In der Sendung «Matinale» auf Radio Suisse Romande sagten Sie kürzlich: Die Politik hat in der Corona-Krise die Armutsbetroffenen schlicht und einfach vergessen. Was fehlt im Hilfspaket, das der Bundesrat gesprochen hat?
Wir haben die Bundespolitik bereits im April dazu aufgerufen, Familien und Einzelpersonen, deren Einkommen einbricht, mit Direktzahlungen zu unterstützten. Dafür haben wir eine Milliarde Franken gefordert, was angesichts eines Pakets für Corona-Massnahmen von über 30 Milliarden nicht sehr viel ist.
Ein grosser Teil der Politik ist von den sozialen Realitäten der Schweiz weit entfernt.
Das Erschreckende ist, dass die Armutsbetroffenen und vor allem die Menschen an der Armutsgrenze einmal mehr vergessen gehen. Das Problem wird erst dann erkannt, wenn sie bei der Sozialhilfe sind, sie stigmatisiert werden und ihr Erspartes vollkommen aufgezehrt ist. Das zeigt, wie weit ein grosser Teil der Politik von den sozialen Realitäten der Schweiz entfernt ist.
Als Sie im Jahr 2008 Direktor der Caritas Schweiz wurden, erschütterte die Finanzkrise die Welt. Kurz danach rief die Caritas dazu auf, die Armut in der Schweiz bis 2020 zu halbieren. Davon sind wir weit entfernt. Was ist da schiefgelaufen?
Mit der Caritas-Kampagne «Armut halbieren» ist es gelungen, Armut zum Thema zu machen und medial zu verankern. Das war ein grosser Erfolg. Vor diesem Hintergrund ist es nun möglich, systematisch am Thema Armut zu arbeiten und politische Instrumente zu entwickeln, die Armut reduzieren. Dazu gehören Ergänzungsleistungen für Familien, existenzsichernde Löhne, Frühförderung, Integration und Weiterbildung, um nur ein paar Ansätze zu nennen. Armut ist politisch ein Querschnittsthema, das viele Bereiche betrifft. Dies macht es möglich, dass Teile der Politik bis heute versuchen, Armut auszublenden und sie als individuelles Problem herunterzuspielen.

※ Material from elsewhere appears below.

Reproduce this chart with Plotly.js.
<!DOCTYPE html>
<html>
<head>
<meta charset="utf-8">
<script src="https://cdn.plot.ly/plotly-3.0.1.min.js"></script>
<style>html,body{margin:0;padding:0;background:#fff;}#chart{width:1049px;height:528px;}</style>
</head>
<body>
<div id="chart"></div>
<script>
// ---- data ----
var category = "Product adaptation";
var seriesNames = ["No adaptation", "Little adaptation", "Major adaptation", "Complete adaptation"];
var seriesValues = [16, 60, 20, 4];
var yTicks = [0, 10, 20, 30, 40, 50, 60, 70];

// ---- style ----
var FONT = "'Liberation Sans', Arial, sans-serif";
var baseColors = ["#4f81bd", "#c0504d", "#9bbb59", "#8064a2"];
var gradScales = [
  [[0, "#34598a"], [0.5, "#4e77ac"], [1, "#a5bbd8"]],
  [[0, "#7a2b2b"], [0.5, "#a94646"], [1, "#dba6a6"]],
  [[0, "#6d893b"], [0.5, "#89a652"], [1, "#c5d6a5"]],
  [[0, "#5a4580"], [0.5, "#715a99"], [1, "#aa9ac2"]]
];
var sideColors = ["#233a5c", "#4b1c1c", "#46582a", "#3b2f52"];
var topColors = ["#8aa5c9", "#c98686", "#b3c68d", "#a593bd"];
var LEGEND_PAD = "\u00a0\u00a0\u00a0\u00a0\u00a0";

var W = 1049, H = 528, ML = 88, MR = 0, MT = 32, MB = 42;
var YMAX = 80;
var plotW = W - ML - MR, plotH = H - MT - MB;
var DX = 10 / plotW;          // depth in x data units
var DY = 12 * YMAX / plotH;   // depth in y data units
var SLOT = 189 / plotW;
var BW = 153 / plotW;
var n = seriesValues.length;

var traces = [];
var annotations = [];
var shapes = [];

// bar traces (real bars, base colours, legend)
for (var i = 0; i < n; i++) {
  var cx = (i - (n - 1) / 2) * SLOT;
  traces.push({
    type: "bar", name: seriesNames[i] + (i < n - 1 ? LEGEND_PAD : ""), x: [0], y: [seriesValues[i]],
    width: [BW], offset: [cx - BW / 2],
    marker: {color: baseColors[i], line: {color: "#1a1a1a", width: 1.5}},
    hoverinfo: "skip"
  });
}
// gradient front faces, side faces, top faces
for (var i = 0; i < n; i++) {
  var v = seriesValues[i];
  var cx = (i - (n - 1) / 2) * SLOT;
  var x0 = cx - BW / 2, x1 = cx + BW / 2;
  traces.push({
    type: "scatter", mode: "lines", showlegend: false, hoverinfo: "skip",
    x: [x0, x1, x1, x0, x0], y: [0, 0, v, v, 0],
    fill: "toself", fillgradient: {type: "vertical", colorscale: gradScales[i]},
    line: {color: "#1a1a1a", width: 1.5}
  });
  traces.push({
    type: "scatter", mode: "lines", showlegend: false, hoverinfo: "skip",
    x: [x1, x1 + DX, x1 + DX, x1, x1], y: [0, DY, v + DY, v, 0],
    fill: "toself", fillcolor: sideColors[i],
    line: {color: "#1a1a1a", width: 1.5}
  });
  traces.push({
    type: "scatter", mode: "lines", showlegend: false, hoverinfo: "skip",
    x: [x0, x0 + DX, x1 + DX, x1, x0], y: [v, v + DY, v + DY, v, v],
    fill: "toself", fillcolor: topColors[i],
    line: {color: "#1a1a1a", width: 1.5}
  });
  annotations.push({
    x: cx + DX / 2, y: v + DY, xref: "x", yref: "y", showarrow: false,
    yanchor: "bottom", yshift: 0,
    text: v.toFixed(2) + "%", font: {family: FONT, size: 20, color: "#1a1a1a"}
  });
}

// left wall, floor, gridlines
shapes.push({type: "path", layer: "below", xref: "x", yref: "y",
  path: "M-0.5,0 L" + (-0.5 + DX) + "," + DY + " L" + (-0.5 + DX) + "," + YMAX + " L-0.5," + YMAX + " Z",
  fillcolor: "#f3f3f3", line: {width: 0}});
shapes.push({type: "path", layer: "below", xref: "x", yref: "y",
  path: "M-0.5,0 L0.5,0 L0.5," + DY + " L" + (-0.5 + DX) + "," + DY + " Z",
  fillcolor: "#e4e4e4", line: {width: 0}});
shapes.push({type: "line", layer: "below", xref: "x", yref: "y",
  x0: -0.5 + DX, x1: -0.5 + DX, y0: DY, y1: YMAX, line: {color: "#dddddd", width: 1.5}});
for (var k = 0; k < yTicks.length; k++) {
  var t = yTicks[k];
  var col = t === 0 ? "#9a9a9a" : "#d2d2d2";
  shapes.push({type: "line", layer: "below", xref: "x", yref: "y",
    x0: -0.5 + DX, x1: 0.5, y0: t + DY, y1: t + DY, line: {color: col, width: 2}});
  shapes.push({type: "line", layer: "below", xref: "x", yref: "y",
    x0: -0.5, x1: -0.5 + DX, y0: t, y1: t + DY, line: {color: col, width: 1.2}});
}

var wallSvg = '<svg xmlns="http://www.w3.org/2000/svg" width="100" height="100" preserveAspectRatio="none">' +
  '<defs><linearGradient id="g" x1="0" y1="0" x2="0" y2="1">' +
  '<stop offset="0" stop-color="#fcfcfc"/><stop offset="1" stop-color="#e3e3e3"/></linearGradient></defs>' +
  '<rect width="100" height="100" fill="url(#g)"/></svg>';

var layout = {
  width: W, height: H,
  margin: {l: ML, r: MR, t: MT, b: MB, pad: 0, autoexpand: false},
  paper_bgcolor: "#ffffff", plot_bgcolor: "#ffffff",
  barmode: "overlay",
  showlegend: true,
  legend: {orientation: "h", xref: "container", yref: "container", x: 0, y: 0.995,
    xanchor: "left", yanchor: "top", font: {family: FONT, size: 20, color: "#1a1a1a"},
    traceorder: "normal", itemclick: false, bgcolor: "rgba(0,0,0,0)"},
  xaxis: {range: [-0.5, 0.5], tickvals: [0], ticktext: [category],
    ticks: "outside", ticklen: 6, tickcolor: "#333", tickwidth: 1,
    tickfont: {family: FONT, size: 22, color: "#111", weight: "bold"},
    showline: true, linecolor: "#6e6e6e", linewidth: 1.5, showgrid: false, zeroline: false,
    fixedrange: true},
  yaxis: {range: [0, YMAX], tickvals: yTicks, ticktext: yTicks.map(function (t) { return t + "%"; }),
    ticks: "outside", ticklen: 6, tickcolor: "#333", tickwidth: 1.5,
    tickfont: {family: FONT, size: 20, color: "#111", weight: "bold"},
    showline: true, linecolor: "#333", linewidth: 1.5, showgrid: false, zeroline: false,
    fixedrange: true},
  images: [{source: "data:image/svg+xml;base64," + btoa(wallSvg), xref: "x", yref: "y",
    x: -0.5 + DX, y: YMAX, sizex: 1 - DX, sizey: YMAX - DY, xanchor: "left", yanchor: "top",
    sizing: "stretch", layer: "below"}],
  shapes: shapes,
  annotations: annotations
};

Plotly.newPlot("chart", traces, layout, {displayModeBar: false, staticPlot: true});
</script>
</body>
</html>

Caritas Schweiz bekämpft Armut weltweit. Während die einen finden, man sollte besser hierzulande helfen, sind andere der Ansicht, die wirkliche Armut sei nur im Süden zu finden. Wie gehört dies für Sie zusammen?
Armut kennt keine geografischen Grenzen. Sie ist global. Was Armut ist, definiert sich immer in Relation zu den andern, zum Umfeld, in dem die einzelne Person sich bewegt. Deshalb gibt es verschiedene Formen: Armut in der Schweiz ist eine andere als in Haiti, Mali, Kambodscha, Russland oder den USA. Die Folgen sind aber immer die gleichen, nämlich ausgeschlossen zu sein aus der Gesellschaft, keine Perspektive und keine Entwicklungsmöglichkeiten zu haben. In vielen Ländern bedeutet Armut auch Hunger. Zurzeit nimmt der Hunger in der Welt wieder zu.